In school history classes, words like “voyageur” or “coureur des bois” have an almost romantic sound to them, but, as the book’s subtitle indicates, the authors are going to take readers “inside a voyageur’s world” and that they do, abundantly demonstrating that the life of a nineteenth century voyageur was extremely demanding, harsh and dangerous. Tomma’s contract was for two years as a middleman in a canoe. At the end of that term of engagement. Tomma would receive a salary of $50.00. He was supplied with a striped Hudson Bay Company blanket, an everyday tunic, a shirt, and two pairs of pants, all on credit and payable out of his wages on completion of his term.
Because this piece of historical fiction closely follows an existing historical record, there is little room for the authors to create a real “plot” though they find an antagonist for Tomma in another voyageur and an unrequited romantic interest. They do, however, provide much detail about the everyday life of a voyageur, and they do so without becoming didactic, instead just imbedding the details within daily events. For example, when the voyageurs must undertake a portage, it is then that the authors drop in the details that each voyageur was expected to carry at least two pièces, bales of trade goods wrapped in canvas, with each pièce weighing 90 lbs. over the portage.

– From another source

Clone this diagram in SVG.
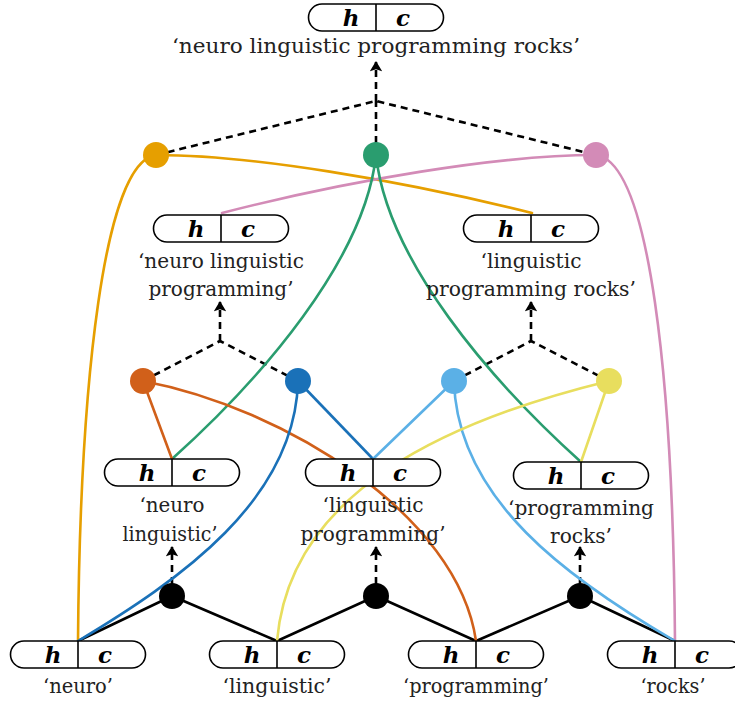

As the details of a voyageur’s life emerge, so does another picture, that of the huge social gap between the white HBC employers and their Iroquois and Canadien employees. For example, the paddlers, who maintain 40 strokes a minute on as little as three hours of sleep with only 10 minute breaks from paddling every two hours, are also expected to carry their employers on their shoulders to or from the shore so that the HBC officials don’t get wet feet. While the voyageurs receive common pemmican to eat, that provided to the Europeans is of a higher quality. And there is also the matter of the Europeans taking “country wives” from the indigenous population and then abandoning them, or passing them on to their replacements, when they return to England. As Tomma’s more experienced Uncle Napoleon points out, “Remember this, Okimaw [Cree word for “king” and applied to Simpson] may praise us Iroquois and say we are the best of his paddlers. Truth is, he’s only interested in profit. If one of us is hurt, breaks a leg, or gets a hernia, it’s up to us to find a solution.” Ultimately, Tomma comes to his own realization: “Life as a voyageur was not the dream he once had....Without us, the great Hudson’s Bay Company would be nothing....The white men want our labour, our furs, our loyalty, and our women, and believe it is their right.”
The book’s cover art is “[a] painting of the canoe challenge of the Fraser River ... commissioned by the Hudson’s Bay Company, “Governor George Simpson and Chief Trader Archibald McDonald Descending the Fraser River, 1828" by Adam Sherriff Scott, ca. 1942.”
The book’s front matter includes a one-page map labelled “Main Waterways of the Canadian Fur Trade”. Spanning Quebec City to the Pacific Ocean, the map is too small to allow readers to easily follow Tomma’s/Simpson’s 15,000+ km (9,500 miles) travels.
And for those readers who need to know what happened after the book’s last page, the authors have provided an “Epilogue” that answers the question, “What became of Tomma, a voyageur?”
Wild Waters: Inside a Voyageur’s World, by giving a voice to the previously nameless and voiceless, makes its contribution to the ongoing process of reconciliation.
Dave Jenkinson, CM>’s editor, lives in Winnipeg, Manitoba.